I am of the mind and heart that we can be separated from God, but we cannot be separated from his love in a million years.

Living out here in California has separated me from my family with most of America between us.  We all make choices and decisions that the others do not like.  So granted, I am not as close to my mom, dad, and brothers as I used to be.  We have been separated by geography.  We have been separated by growth and life decisions and choices. Does my mom love me less than she ever did?  No!  Does my dad remove his love from me? Of course not!  Have my brothers disowned me?  No!  They all still love me, and I still love all of them even though we are separated.  Nothing can separate me from the love of my family.

Yes, our sin separates us from God.  Our choices will sometimes place a hole, a distance between God and us.  The less time I spend with God results in lost intimacy and connection.  I can become disconnected and even separated from God.

BUT….

NOTHING CAN SEPARATE ME FROM THE LOVE OF GOD

I wonder why that is so hard for us to understand.  I took me years to realize the difference and its so simple.
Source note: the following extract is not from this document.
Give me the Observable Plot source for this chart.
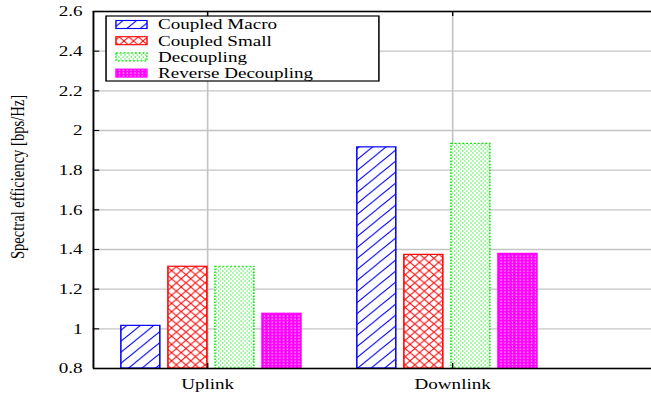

No free lunch...or grace...okay maybe grace

God, I am sorry that I always take your grace for granted.  I so frequently find myself living under cheap grace...grace with no cost.  Sometimes I just live as though your grace was free to even you.  I live like you did not pay a cost for the grace I get for free.  I live like its free.  It may be free for me to accept but it is only there for me to accept because you paid a phenomenal price for it.  It is easy to focus on the grace being free to me, but when that's all I pay attention to, I begin to live my life under the banner of cheap grace and ride the coat tails of grace.  Even if I don't say it aloud or even consciously think it, I live my life as if to say, 'God will forgive me; why not.....?"  For that I apologize.  I have taken your mercy and loving grace for granted.  I need you!  I need your grace.